Like I say; no name. Horror sounds way too dramatized. Self hatred is one aspect but not the whole. It's akin to feeling like I have made some horrid mistake and am about to experience the consequences, whether natural or personal. I guess that could be characterized as dread. Dreadful. Yes. And trapped.

At the other pole, having my upper chest spontaneously open felt like the location of the feeling of joy. All feelings and emotions have bodily correlates, of course. Without the body changing there would be nothing to feel and nothing to feel it with. It seems to me that "joy" is an aspect of what happens in the body when the upper chest opens. In my body, that's where it seems to be centered.

Now this doesn't mean I can switch from dread to joy just by breathing into the top of my chest, although sometimes it helps. It doesn't even mean I can breathe unimpeded into my upper chest just by wanting to. The learned posture of decades is not overcome in an instant. But it does motivate me to gently work with my neck and back to allow them to find a new alignment so my breathing can flow more freely.

And here is the tricky part. Homeostasis is created through feedback loops, right? So I get stuck in a positive feedback loop of fear and revulsion leading to poor posture (I want to get away but I can't get away so I'll curl up) leading to injury to the upper spine, leading to immobility of same, leading to inability to feel joy, leading to diminished engagement in life, leading to further curling up and so on. But if I can shift at some point in this cycle, even a little, it can relieve not only the fear or the pain or whatever unpleasantness I am directly working with, it can affect the entire loop. A modicum of pleasure in what I can create leading to an uncurling of the upper chest leading to less likelihood of neck pain leading to an easier time doing the things I find satisfying leading to a slight bit more pleasure in what I can do, et cetera.

Now this isn't always apparent, and often sounds like bullshit. But occasionally I have an experience such as the other night that brings it back to my awareness and supports me through the odd experiences that go along with this kind of shift.

My neck?

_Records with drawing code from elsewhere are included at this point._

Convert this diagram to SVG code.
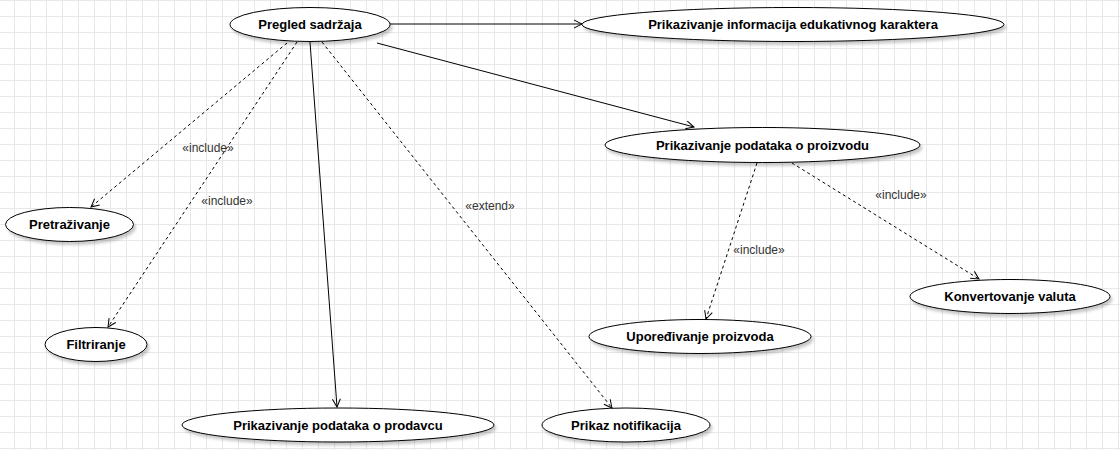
<svg xmlns="http://www.w3.org/2000/svg" width="1120" height="450" viewBox="0 0 1120 450">
  <defs>
    <pattern id="grid" x="14" y="0" width="16" height="16" patternUnits="userSpaceOnUse">
      <path d="M0 0.5H16M0.5 0V16" fill="none" stroke="#e8e8e8" stroke-width="1"/>
    </pattern>
    <filter id="shadow" x="-10%" y="-30%" width="125%" height="180%">
      <feDropShadow dx="2" dy="3" stdDeviation="1.5" flood-color="#000" flood-opacity="0.22"/>
    </filter>
    <marker id="open" viewBox="0 0 10 10" markerWidth="10" markerHeight="10" refX="9" refY="5" orient="auto" markerUnits="userSpaceOnUse">
      <path d="M1,1 L9,5 L1,9" fill="none" stroke="#000" stroke-width="1"/>
    </marker>
  </defs>
  <style>
    .uc ellipse { fill: #fff; stroke: #000; stroke-width: 1; filter: url(#shadow); }
    .uc text { font-family: "Liberation Sans", Arial, sans-serif; font-size: 13px; font-weight: bold; fill: #000; text-anchor: middle; }
    .assoc { fill: none; stroke: #000; stroke-width: 1; marker-end: url(#open); }
    .dep { fill: none; stroke: #000; stroke-width: 1; stroke-dasharray: 3 3; marker-end: url(#open); }
    .lbl { font-family: "Liberation Sans", Arial, sans-serif; font-size: 12px; fill: #333; text-anchor: middle; }
  </style>
  <rect width="1120" height="450" fill="#fff"/>
  <rect width="1120" height="450" fill="url(#grid)"/>

  <g id="connectors">
    <path class="assoc" d="M390,24 L582,24"/>
    <path class="assoc" d="M377,43 L694,127"/>
    <path class="assoc" d="M310,42 L337,407"/>
    <path class="dep" d="M287,43 L91,207"/>
    <path class="dep" d="M297,42 L108,327"/>
    <path class="dep" d="M322,42 L612,408"/>
    <path class="dep" d="M757,163 L706,319"/>
    <path class="dep" d="M792,163 L979,279"/>
    <text class="lbl" x="208" y="152">«include»</text>
    <text class="lbl" x="227" y="205">«include»</text>
    <text class="lbl" x="490" y="210">«extend»</text>
    <text class="lbl" x="759" y="254">«include»</text>
    <text class="lbl" x="901" y="199">«include»</text>
  </g>

  <g id="pregled" class="uc">
    <ellipse cx="310" cy="24.5" rx="80" ry="17"/>
    <text x="310" y="29">Pregled sadržaja</text>
  </g>
  <g id="edukativnog" class="uc">
    <ellipse cx="793" cy="24.5" rx="211" ry="17"/>
    <text x="793" y="29">Prikazivanje informacija edukativnog karaktera</text>
  </g>
  <g id="proizvodu" class="uc">
    <ellipse cx="762.5" cy="145" rx="157.5" ry="17.5"/>
    <text x="762.5" y="149.5">Prikazivanje podataka o proizvodu</text>
  </g>
  <g id="pretrazivanje" class="uc">
    <ellipse cx="69.5" cy="224.5" rx="64" ry="17"/>
    <text x="69.5" y="229">Pretraživanje</text>
  </g>
  <g id="filtriranje" class="uc">
    <ellipse cx="96" cy="344.5" rx="51" ry="17"/>
    <text x="96" y="349">Filtriranje</text>
  </g>
  <g id="prodavcu" class="uc">
    <ellipse cx="338" cy="425" rx="156" ry="17"/>
    <text x="338" y="429.5">Prikazivanje podataka o prodavcu</text>
  </g>
  <g id="notifikacija" class="uc">
    <ellipse cx="626" cy="425" rx="84" ry="17"/>
    <text x="626" y="429.5">Prikaz notifikacija</text>
  </g>
  <g id="uporedjivanje" class="uc">
    <ellipse cx="700" cy="336.5" rx="111" ry="17"/>
    <text x="700" y="341">Upoređivanje proizvoda</text>
  </g>
  <g id="konvertovanje" class="uc">
    <ellipse cx="1010" cy="296.5" rx="100" ry="17"/>
    <text x="1010" y="301">Konvertovanje valuta</text>
  </g>
</svg>
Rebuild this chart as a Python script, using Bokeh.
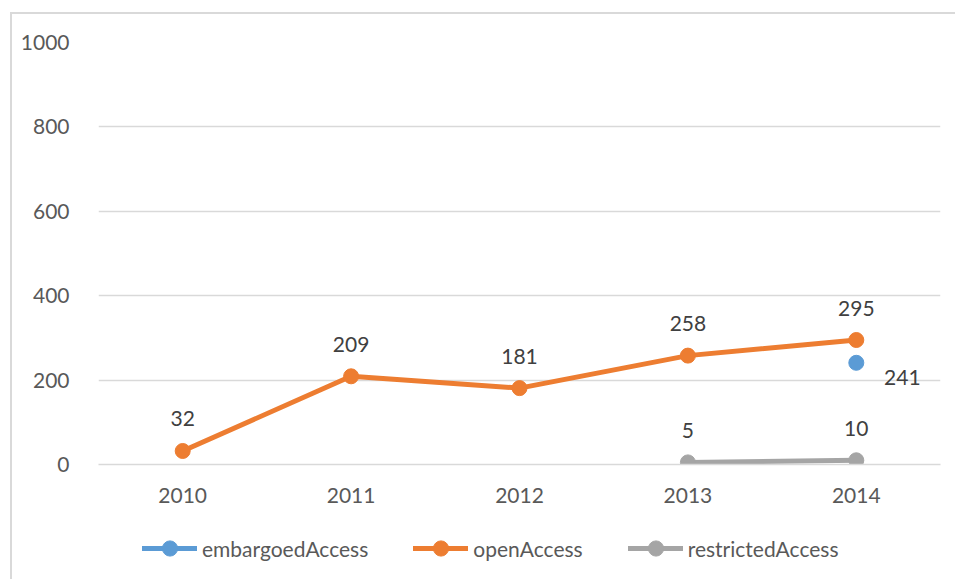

It seemed worse for several days as different parts hurt while something shifted, and I wondered if I was being some kind of Pollyanna ascribing pattern and benefit to a bunch of random and meaningless discomforts. And then I went to see my bodyworker, and with her help shifted into a more grounded, more open posture that feels really different. And I feel very centered and a great deal less inclined to hate myself. Now that the disgust is not present, I no longer need to apply it towards myself and look for external remedies. This may only last a while, but I am glad for the respite.